None of this seems to faze Rod Diridon, executive director of the Mineta Transportation Institute based out of  San Jose State University and former founding board member of the California High-Speed Rail Authority Board. He told the Guardian: “I think that [the project] will happen now. I think that our wonderful governor and our legislative leaders are going  make it happen now…. If it was delayed it would only be a matter of time before it came back.”  

Another obstacle the high-speed rail system faces is a July 1 deadline for the state to find $3 billion to match federal grant money.

Gov. Jerry Brown, a strong advocate for the project, proposes using revenue from California’s Cap-and-Trade Program to fund the project, calling the project essential to addressing the state’s long-term transportation needs.

“Yes, it's long-term," Brown said in a Jan. 13 press conference in Fresno. "But we aren't all, you know, Twitter-holics that have to have instant gratification after 140 characters. We can take a few years and build for the future, and that's my sense here...It's been on my list for a long time, and I think we've got to get it done.”

Brown’s plan to fund the rail project using cap-and-trade also sits well with Diridon. “[You can find] the money in the state of California.” Diridon told the Guardian enthusiastically. “Cap-and-Trade is generating over $800 million a year from selling carbon offsets. That’s not committed money. You can commit half that to build the high speed rail system over 30 years and you’ve got the money.”  

Diridon went on to call funding concerns a “red herring” that is being used by opponents of the project. He expects private money, some even from China, France, and other countries with successful high-speed rail systems to come into the state to fund the project once investors see that California is willing to commit to such a project.

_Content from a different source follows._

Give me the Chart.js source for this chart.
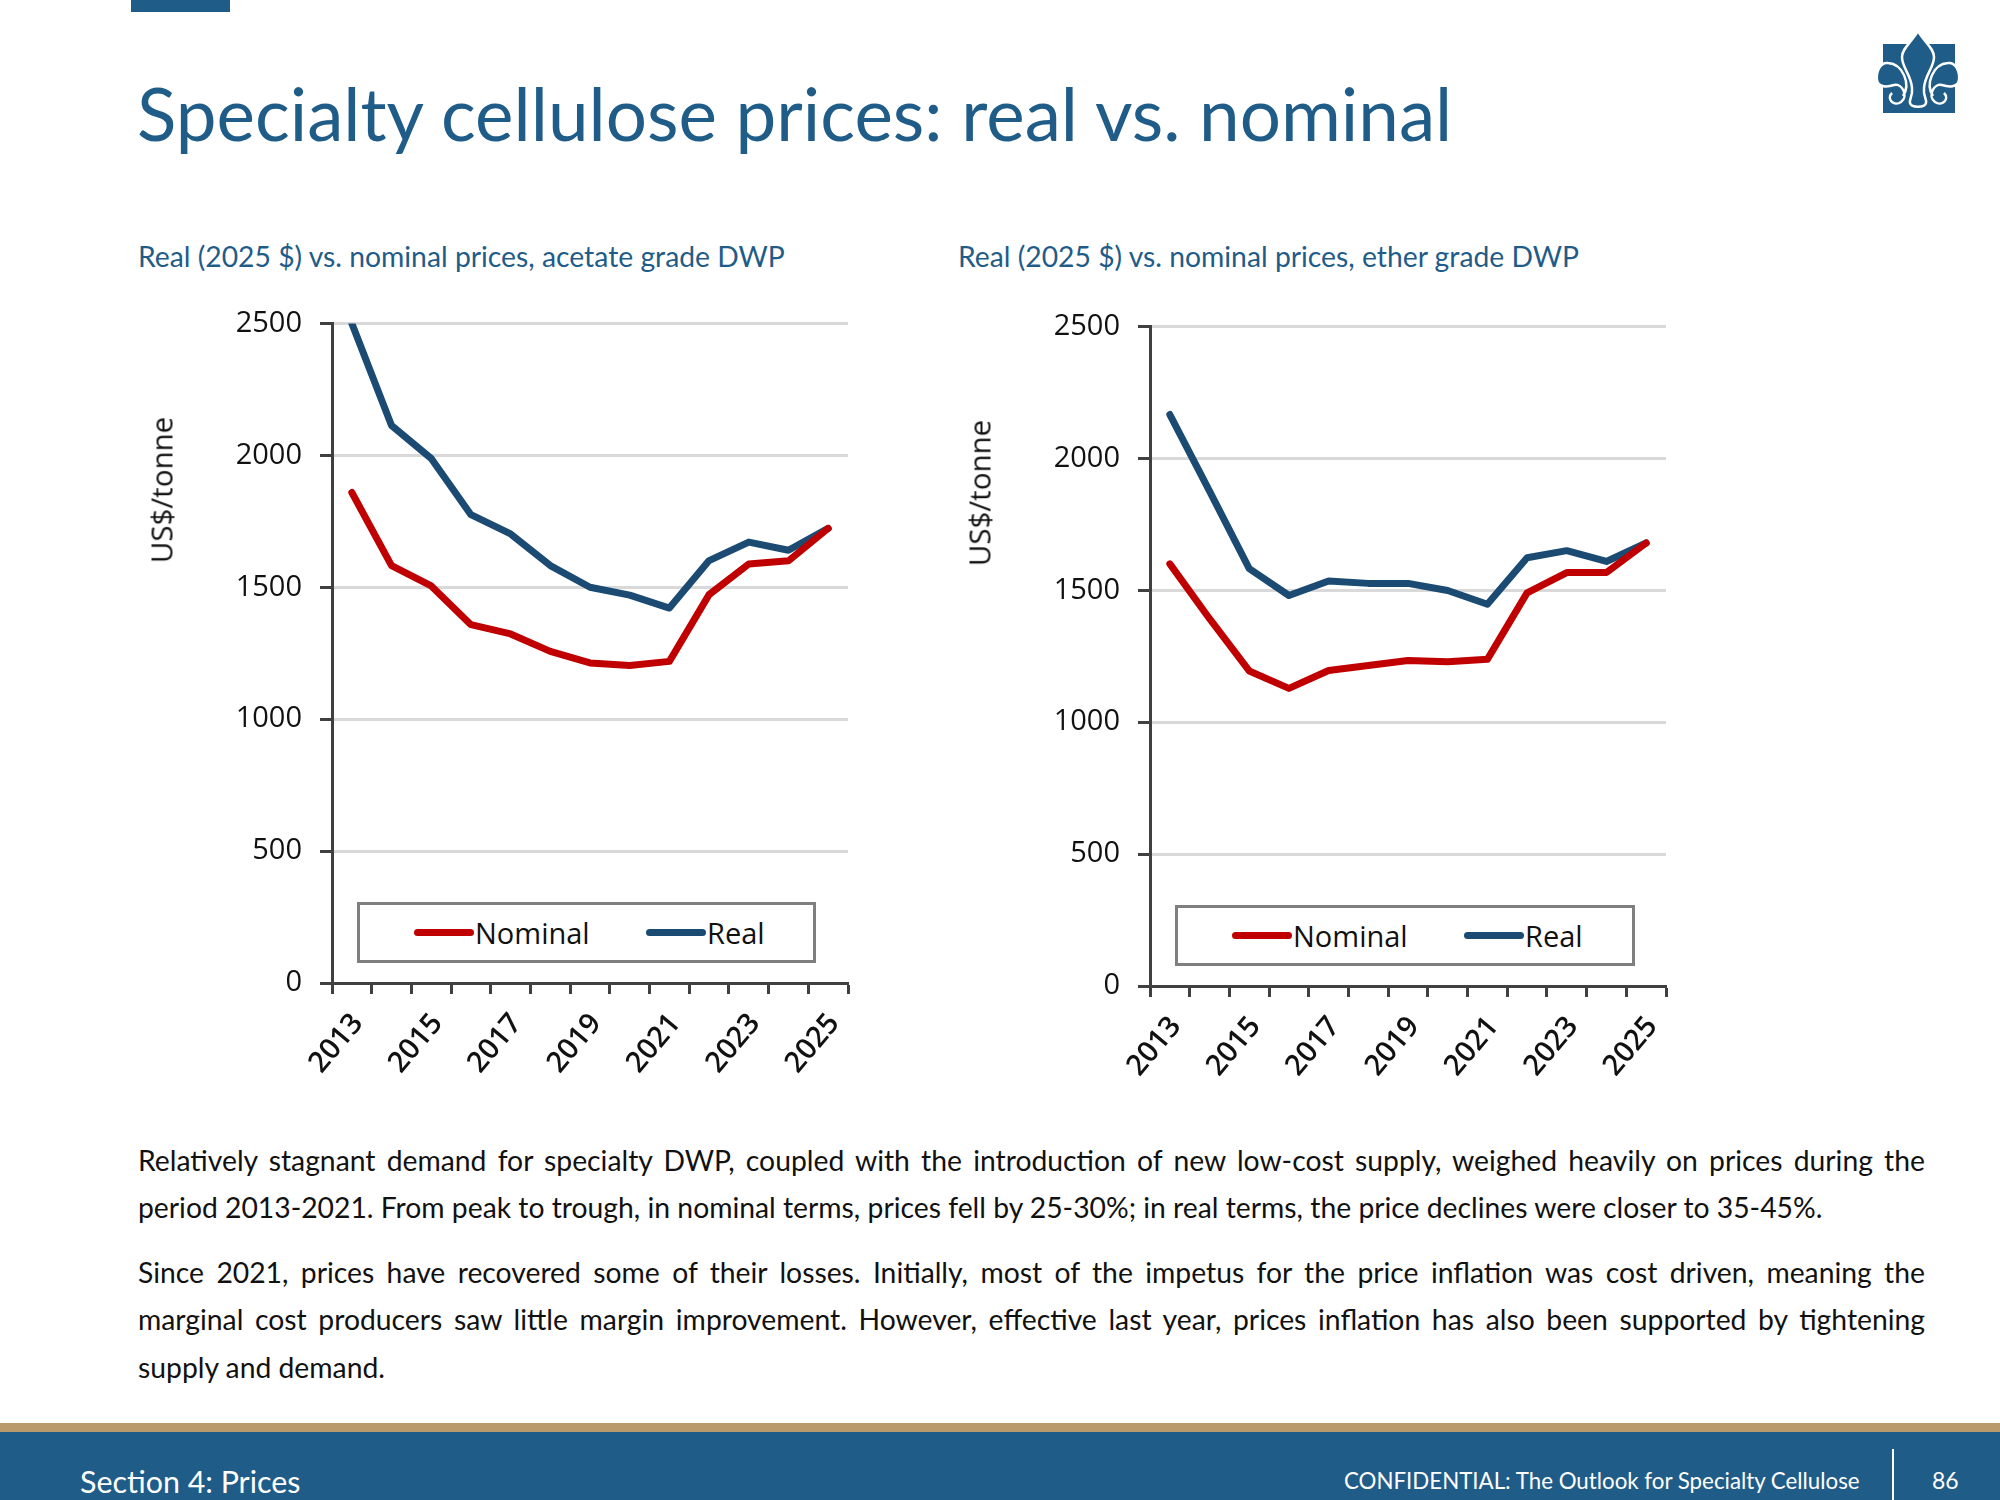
<!DOCTYPE html>
<html>
<head>
<meta charset="utf-8">
<title>Specialty cellulose prices</title>
<script src="https://cdn.jsdelivr.net/npm/chart.js@4/dist/chart.umd.min.js"></script>
<style>
  html, body { margin: 0; padding: 0; background: #fff; }
  #page { position: relative; width: 2000px; height: 1500px; overflow: hidden; font-family: Lato, sans-serif; }
  #page > * { position: absolute; }
  canvas { display: block; }
  .title { left: 137px; top: 69px; font-size: 72.8px; color: #1f5c88; white-space: nowrap; }
  .sub { top: 239px; font-size: 28.3px; color: #1f5c88; white-space: nowrap; }
  .ytitle { font-family: "Open Sans", sans-serif; font-size: 29.5px; color: #111; white-space: nowrap;
    transform: translate(-50%, -50%) rotate(-90deg); }
  .legend { box-sizing: border-box; border: 3px solid #7f7f7f; background: #fff;
    font-family: "Open Sans", sans-serif; font-size: 29px; color: #111; }
  .legend span { position: absolute; top: 50%; }
  .legend .swatch { height: 7px; margin-top: -4px; border-radius: 4px; width: 60px; }
  .legend .name { transform: translateY(-50%); margin-top: -1px; }
  .line { left: 138px; width: 1787px; font-size: 28.3px; color: #111; text-align: justify; text-align-last: justify; white-space: nowrap; }
  .line.last { text-align-last: left; width: auto; }
  .band { left: 0; width: 2000px; }
  .foot { color: #fff; white-space: nowrap; }
</style>
</head>
<body>
<div id="page">
  <div style="left:131px;top:0;width:99px;height:12px;background:#1f5c88"></div>
  <div class="title">Specialty cellulose prices: real vs. nominal</div>

  <svg style="left:1870px;top:25px" width="100" height="95" viewBox="1870 25 100 95">
    <rect x="1883" y="44" width="72" height="69" fill="#1f5c88"/>
    <g id="fleur" fill="#1f5c88" stroke="#fff" stroke-width="2.5">
      <path d="M1918 31 C1924 42 1934 48 1934 57 C1934 68 1925 74 1924 88 C1923 96 1927 99 1926 103 C1925 108 1911 108 1910 103 C1909 99 1913 96 1912 88 C1911 74 1902 68 1902 57 C1902 48 1912 42 1918 31 Z"/>
      <path d="M1933 96 C1925 84 1933 64 1948 63 C1956 62 1960 72 1959 80 C1958 88 1948 87 1942 85 C1934 83 1927 96 1935 102 C1942 107 1950 99 1944 93"/>
      <path d="M1903 96 C1911 84 1903 64 1888 63 C1880 62 1876 72 1877 80 C1878 88 1888 87 1894 85 C1902 83 1909 96 1901 102 C1894 107 1886 99 1892 93"/>
    </g>
  </svg>

  <div class="sub" style="left:138px">Real (2025 $) vs. nominal prices, acetate grade DWP</div>
  <div class="sub" style="left:958px">Real (2025 $) vs. nominal prices, ether grade DWP</div>

  <canvas id="acetateChart" width="760" height="812" style="left:120px;top:288px"></canvas>
  <canvas id="etherChart" width="760" height="812" style="left:938px;top:291px"></canvas>

  <div class="ytitle" style="left:161px;top:490px">US$/tonne</div>
  <div class="ytitle" style="left:979px;top:493px">US$/tonne</div>

  <div class="legend" id="acetateLegend" style="left:357px;top:902px;width:459px;height:61px"></div>
  <div class="legend" id="etherLegend" style="left:1175px;top:905px;width:460px;height:61px"></div>

  <div class="line" style="top:1143px">Relatively stagnant demand for specialty DWP, coupled with the introduction of new low-cost supply, weighed heavily on prices during the</div>
  <div class="line last" style="top:1190px">period 2013-2021. From peak to trough, in nominal terms, prices fell by 25-30%; in real terms, the price declines were closer to 35-45%.</div>
  <div class="line" style="top:1255px">Since 2021, prices have recovered some of their losses. Initially, most of the impetus for the price inflation was cost driven, meaning the</div>
  <div class="line" style="top:1302px">marginal cost producers saw little margin improvement. However, effective last year, prices inflation has also been supported by tightening</div>
  <div class="line last" style="top:1350px">supply and demand.</div>

  <div class="band" style="top:1423px;height:9px;background:#b89a6c"></div>
  <div class="band" style="top:1432px;height:68px;background:#1f5c88"></div>
  <div style="left:1892px;top:1449px;width:2px;height:51px;background:#fff"></div>
  <div class="foot" style="left:80px;top:1463px;font-size:30.4px">Section 4: Prices</div>
  <div class="foot" style="left:1344px;top:1467px;font-size:22.3px">CONFIDENTIAL: The Outlook for Specialty Cellulose</div>
  <div class="foot" style="left:1932px;top:1466px;font-size:23px">86</div>
</div>

<script>
var years = ['2013', '2014', '2015', '2016', '2017', '2018', '2019', '2020', '2021', '2022', '2023', '2024', '2025'];
var yearLabels = ['2013', '', '2015', '', '2017', '', '2019', '', '2021', '', '2023', '', '2025'];

var acetateNominal = [1859, 1582, 1505, 1358, 1323, 1257, 1213, 1203, 1219, 1472, 1588, 1600, 1723];
var acetateReal = [2500, 2113, 1988, 1775, 1702, 1582, 1500, 1470, 1421, 1601, 1671, 1640, 1723];
var etherNominal = [1600, 1392, 1194, 1128, 1196, 1215, 1234, 1229, 1238, 1490, 1567, 1567, 1679];
var etherReal = [2166, 1876, 1582, 1480, 1535, 1526, 1526, 1499, 1447, 1623, 1650, 1609, 1679];

var nominalColor = '#c00000';
var realColor = '#1b4b72';
var axisColor = '#404040';
var gridColor = '#d9d9d9';
var yFont = { family: '"Open Sans", sans-serif', size: 29 };
var xFont = { family: '"Open Sans", sans-serif', size: 29, weight: '600' };

function makeChart(canvasId, legendId, nominal, real) {
  var ctx = document.getElementById(canvasId).getContext('2d');
  var chart = new Chart(ctx, {
    type: 'line',
    data: {
      labels: years,
      datasets: [
        { label: 'Nominal', data: nominal, borderColor: nominalColor, backgroundColor: nominalColor },
        { label: 'Real', data: real, borderColor: realColor, backgroundColor: realColor }
      ]
    },
    options: {
      responsive: false,
      animation: false,
      layout: { padding: { top: 14, right: 32 } },
      elements: {
        point: { radius: 0 },
        line: { borderWidth: 7, tension: 0, borderCapStyle: 'round', borderJoinStyle: 'round' }
      },
      plugins: {
        legend: { display: false },
        tooltip: { enabled: false }
      },
      scales: {
        x: {
          offset: true,
          afterFit: function(scale) { scale.height = 117; },
          border: { color: axisColor, width: 3 },
          grid: { offset: true, drawOnChartArea: false, tickColor: axisColor, tickLength: 11, tickWidth: 3 },
          ticks: {
            autoSkip: false,
            minRotation: 50,
            maxRotation: 50,
            padding: 13,
            labelOffset: 6,
            color: '#111',
            font: xFont,
            callback: function(value, index) { return yearLabels[index]; }
          }
        },
        y: {
          min: 0,
          max: 2500,
          afterFit: function(scale) { scale.width = 212; },
          border: { color: axisColor, width: 3 },
          grid: { color: gridColor, lineWidth: 3, tickColor: axisColor, tickLength: 12, tickWidth: 3 },
          ticks: {
            stepSize: 500,
            padding: 18,
            color: '#111',
            font: yFont,
            callback: function(value) { return String(value); }
          }
        }
      }
    }
  });

  // boxed legend sitting inside the plot, built from the datasets
  var box = document.getElementById(legendId);
  var offsets = [54, 286];
  chart.data.datasets.forEach(function(ds, i) {
    var swatch = document.createElement('span');
    swatch.className = 'swatch';
    swatch.style.left = offsets[i] + 'px';
    swatch.style.background = ds.borderColor;
    box.appendChild(swatch);
    var name = document.createElement('span');
    name.className = 'name';
    name.style.left = (offsets[i] + 61) + 'px';
    name.textContent = ds.label;
    box.appendChild(name);
  });
}

makeChart('acetateChart', 'acetateLegend', acetateNominal, acetateReal);
makeChart('etherChart', 'etherLegend', etherNominal, etherReal);
</script>
</body>
</html>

It is poised to bring to thousands of construction jobs to the Central Valley, where the first phase is scheduled to be built and where the unemployment rate among construction workers is 30 percent.

Environmentalists champion the project as a weapon to combat climate change by providing an alternative to putting more cars on the roads and planes in the sky, thus bringing the US closer to being under compliance of the Kyoto Accords, much like Japan and most of Europe.

Diridon said that a high speed rail system can alleviate traffic on California’s roadways, which has become a major concern in California, a state that is projected to double in population between now and 2065.

“Automobiles and roads are about to come to a screeching halt because of terminal gridlock. We can’t build more roads. There’s [not enough] dirt to pave to build significant additional roadway capacity coming into and out of our major metropolitan areas ” Diridon said. “We've got to create sustainable forms of transportation.”  

Many advocates also point to the fact that the United States is the only major developed country that lacks a high speed rail system.  Even countries that the US considers to be developing countries, like Turkey and Morocco, have large high speed rail systems.

“High speed rail is currently being built and in operation in 30 countries around the world. [In] every industrialized country and many developing countries.” Diridon says, “in many emerging countries and in some countries that we would consider backward have high speed rail.”

The US is also being outpaced by China, which has almost 5,000 miles of high speed rail, while Japan has 1,500 miles of rail.

Despite the wavering public support, a lawsuit, and funding concerns, advocates for the project remain optimistic and believe that the benefits of the project will outweigh the $68 billion dollar price tag.

“How can we imagine that California could not do it?” Diridon asked. With high speed rail projects maturing in Florida, Texas, the Northeast corridor, and the Midwest, California is in danger of being left behind by not only the rest of the country, but the rest of the world as well.